FAQ

What happens at Bosque Escola Avelãs if it rains or the weather is very cold?

The Forest School takes place rain or shine because we believe that “there is no bad weather with a good coat”. In outdoor children’s education, clothing is an essential factor. The children must be dressed appropriately for the seasons of the year. During the rainy days they must be equipped with a raincoat and waterproof boots. For cold days, the best strategy is the “onion method”, where the child is dressed in several layers, including a hat and gloves. For the heat, they should be equipped with a hat that protects them from the sun. We have a shelter where the children keep their belongings and can take refuge, and the farm provides large areas of shade and water to cool off.

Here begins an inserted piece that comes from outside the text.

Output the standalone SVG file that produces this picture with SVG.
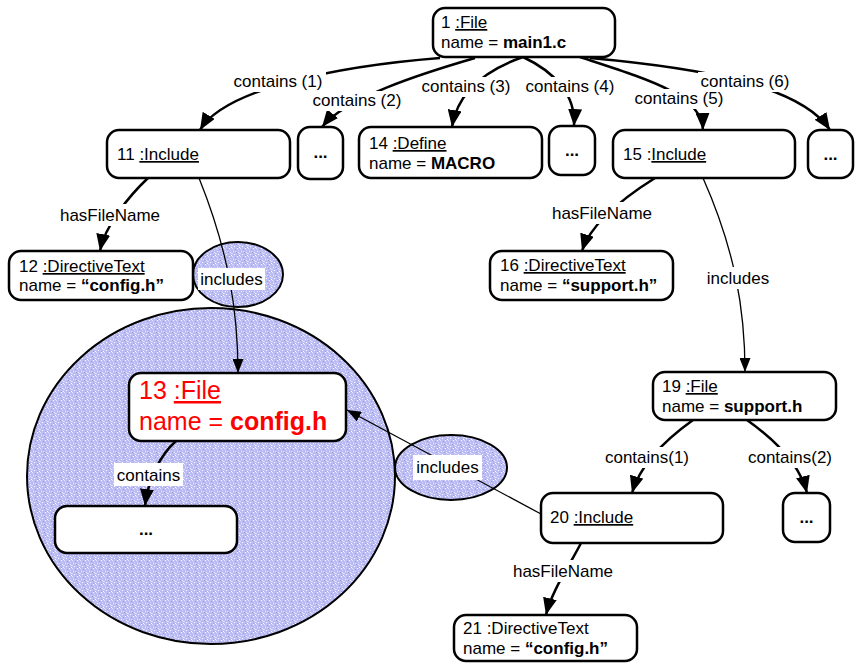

Will my child be safe at Bosque Escola Avelãs?

The children’s safety is taken very seriously at Bosque Escola Avelãs (BEA). Safety guidelines are followed at all times, both by the teachers and the children. The teachers are qualified in first aid for children. The children are also insured against accidents.

After attending BEA, will the children be ready to start primary school?

Our type of education teaches children to trust in themselves, to be autonomous, and it respects their motivation to learn. This leaves the children ready for any type of primary school.

How is a normal day in the Forest School?

9:00-9:30 Arrival

9:30 am Joint walk to the forest

First stop. Initial circle where we dance and play instruments and talk about anything that moves us.

Share a learning or idea and semi-directed game

Second stop. Shared snack

Free play

Walk to the place that calls us in each day

Invented story

12:15 am. We walk to the lunch spot

12:30 am. Lunch

1: 30pm. Final circle where we remember what happened that day and / or an invented story.

14h Farewell and departure

What are the benefits of being in contact with nature?

– The sun is a source of vitamin D, responsible for various functions in the body such as fixing calcium in the bones, ensuring the proper functioning of the liver and intestines, regulating the impulses of hunger, thirst, and sleep, strengthening the immune system, physical resistance, attention span and learning.

– Nature teaches us that time is not linear, but is based on cycles (day and night, seasons, weather) with long, constant and patient intervals. This allows us to relax and trust in life, learning to accept it and accept ourselves.

– The outdoors improves the feelings of well-being and self-esteem, which is why it is often “prescribed” to treat emotional and behavioral disorders such as the attention deficit hyperactivity disorder (ADHD).

– After a day in the open air with a lot of movement, sleep at night is deeper and refreshing, which provides more energy and lightness the next day.

– In the open air, the senses develop together. Smells, noises, and different textures are perceived at the same time. In addition, the horizon is wider so that the peripheral vision is developed which helps spatial orientation.

– It has been shown that children frequenting open-air schools have 80 % fewer colds, sore throats, ear infections and other contagious diseases than those attending indoor schools.

What are the benefits of learning outdoors?

– Outdoor learning is based on direct experiences that stimulate all the senses, and students develop their own ideas of the world around them. The classroom is nature and unlimited materials are available to interact with.

– Fantasy and creativity are awakened when the children themselves create their games and toys (there are no prefabricated toys in our forest kindergarten).

– The activities that children develop when jumping, climbing, or running mean that they exercise the body as a whole. The development of movement is fundamental in developing other skills later on, such as language.

– Between two and six years of age, contact with nature is crucial for the children’s development as they need to move, explore, and interact with everything that surrounds them. This helps with their development in (at least) three aspects simultaneously. In the cognitive aspect, by promoting creativity, concentration and language. In their social skills, by promoting a sense of responsibility and respect. In their physical development, as mentioned above.

What is free play based on?

– The children play by themselves and are supervised by one or more adults. The ratio of adults to children is generally 1:5.

– Free play is part of our routine that alternates fairly unstructured phases in which the children have more autonomy and freedom, with structured phases when the adult requires it, for example, when eating or telling a story.

– In these unstructured phases (free play), children choose who, where, and what they want to dedicate themselves to. They invent their own games with their own rules. It is their own interest that moves them. Through their own games they learn using the materials that nature offers, such as sticks, stones, leaves, and flowers. The adult has the role of ensuring the physical and emotional well-being of the children, paying maximum attention to the children but not interrupting them while they are immersed in their activities, and intervening only in case of conflict or danger.

Note: part of this information has been collected from the book “Educar en Verde” by Heike Freire and the book “Bosquecuela” by Philip Brich, books we recommend to anyone who wishes to acquire a deeper knowledge of green pedagogy and the Bosque Escola method. It is also based on the work of Tamara Chubarovsky that connects language and movement.